Catholic News Agency
The song, “The Twelve Days of Christmas” is an English Christmas carol.
From 1558 until 1829, Roman Catholics in England were not permitted to practice their faith openly. Someone during that era wrote this carol as a catechism song for young Catholics.
It has two levels of meaning: the surface meaning plus a hidden meaning known only to members of the Church. Each element in the carol has a code word for a religious reality that the children could remember.
To fit the number scheme, when you reach number nine, representing the Fruits of the Holy Ghost, the originator combined six to make three, taking the six fruits that were similar: the fruit in each parenthesis (below) was not named separately. There are actually Twelve Fruits of the Holy Ghost.
The “True Love” one hears in the song is not a smitten boy or girl, but Jesus Christ, because truly Love was born on Christmas Day.

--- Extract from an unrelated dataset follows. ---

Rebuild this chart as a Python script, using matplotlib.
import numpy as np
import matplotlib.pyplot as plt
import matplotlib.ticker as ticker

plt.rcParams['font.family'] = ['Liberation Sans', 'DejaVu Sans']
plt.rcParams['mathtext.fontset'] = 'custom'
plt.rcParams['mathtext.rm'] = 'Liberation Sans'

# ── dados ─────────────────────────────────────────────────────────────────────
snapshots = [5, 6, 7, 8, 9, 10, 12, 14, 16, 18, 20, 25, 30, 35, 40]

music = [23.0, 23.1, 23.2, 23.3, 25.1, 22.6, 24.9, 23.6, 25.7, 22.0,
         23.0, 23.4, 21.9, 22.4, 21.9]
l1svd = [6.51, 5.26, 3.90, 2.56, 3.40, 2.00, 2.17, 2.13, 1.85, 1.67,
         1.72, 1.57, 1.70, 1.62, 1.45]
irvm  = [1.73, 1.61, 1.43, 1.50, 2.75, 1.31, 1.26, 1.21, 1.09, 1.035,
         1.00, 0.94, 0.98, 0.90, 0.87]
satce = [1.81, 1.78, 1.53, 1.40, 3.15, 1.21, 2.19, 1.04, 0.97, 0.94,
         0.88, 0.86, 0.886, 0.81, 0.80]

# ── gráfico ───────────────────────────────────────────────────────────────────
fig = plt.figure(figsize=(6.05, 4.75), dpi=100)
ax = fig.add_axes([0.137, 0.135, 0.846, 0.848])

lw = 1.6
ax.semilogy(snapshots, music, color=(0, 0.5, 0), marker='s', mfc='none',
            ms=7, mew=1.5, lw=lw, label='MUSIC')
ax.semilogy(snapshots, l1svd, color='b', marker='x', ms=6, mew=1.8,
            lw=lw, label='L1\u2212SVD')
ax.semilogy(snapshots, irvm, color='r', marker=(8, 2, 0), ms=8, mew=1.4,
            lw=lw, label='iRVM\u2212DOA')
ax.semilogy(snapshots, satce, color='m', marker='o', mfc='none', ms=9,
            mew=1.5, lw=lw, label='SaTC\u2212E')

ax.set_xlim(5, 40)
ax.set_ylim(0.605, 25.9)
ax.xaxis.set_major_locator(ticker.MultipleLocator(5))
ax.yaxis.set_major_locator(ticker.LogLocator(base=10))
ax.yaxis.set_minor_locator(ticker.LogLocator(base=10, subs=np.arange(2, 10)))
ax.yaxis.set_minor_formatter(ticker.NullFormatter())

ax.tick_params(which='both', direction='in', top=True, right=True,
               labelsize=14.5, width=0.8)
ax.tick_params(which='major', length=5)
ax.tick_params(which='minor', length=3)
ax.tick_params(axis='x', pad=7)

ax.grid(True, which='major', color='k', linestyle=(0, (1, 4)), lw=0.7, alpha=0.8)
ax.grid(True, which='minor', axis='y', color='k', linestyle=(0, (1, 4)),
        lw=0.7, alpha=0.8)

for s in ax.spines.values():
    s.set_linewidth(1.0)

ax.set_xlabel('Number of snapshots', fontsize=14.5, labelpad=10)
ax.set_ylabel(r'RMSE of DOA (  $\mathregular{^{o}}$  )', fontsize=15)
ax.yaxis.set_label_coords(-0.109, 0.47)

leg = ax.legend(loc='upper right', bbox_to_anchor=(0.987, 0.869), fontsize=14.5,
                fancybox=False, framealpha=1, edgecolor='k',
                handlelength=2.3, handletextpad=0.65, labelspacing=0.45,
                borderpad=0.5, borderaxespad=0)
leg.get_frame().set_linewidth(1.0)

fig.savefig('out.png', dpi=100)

The partridge in the pear tree also represents Jesus because that bird is willing to sacrifice its life if necessary to protect its young by feigning injury to draw away predators.
According to Ann Ball in her book, “Handbook of Catholic Sacramentals”:
• The two turtle doves were the Old and New Testaments.
• The three French hens stood for faith, hope, and love.
• The four calling birds were the four gospels of Matthew, Mark, Luke, and John.
• The five golden rings represent the first five books of the Old Testament, which describe the human race’s fall into sin and the great love of God in sending a Savior.
• The six geese a-laying stand for the six days of creation.
• Seven swans a-swimming represent the sevenfold gifts of the Holy Spirit: Prophesy, Serving, Teaching, Exhortation, Contribution, Leadership, and Mercy.
• The eight maids a-milking are the eight beatitudes.
• Nine ladies dancing are the nine fruits of the Holy Spirit: Charity, Joy, Peace, Patience [Forbearance], Goodness [Kindness], Mildness, Fidelity, Modesty, Continency [Chastity].
• The ten lords a-leaping were the Ten Commandments.
• The eleven pipers piping stand for the eleven faithful Apostles.
• The twelve drummers drumming symbolize the twelve points of belief in The Apostles’ Creed.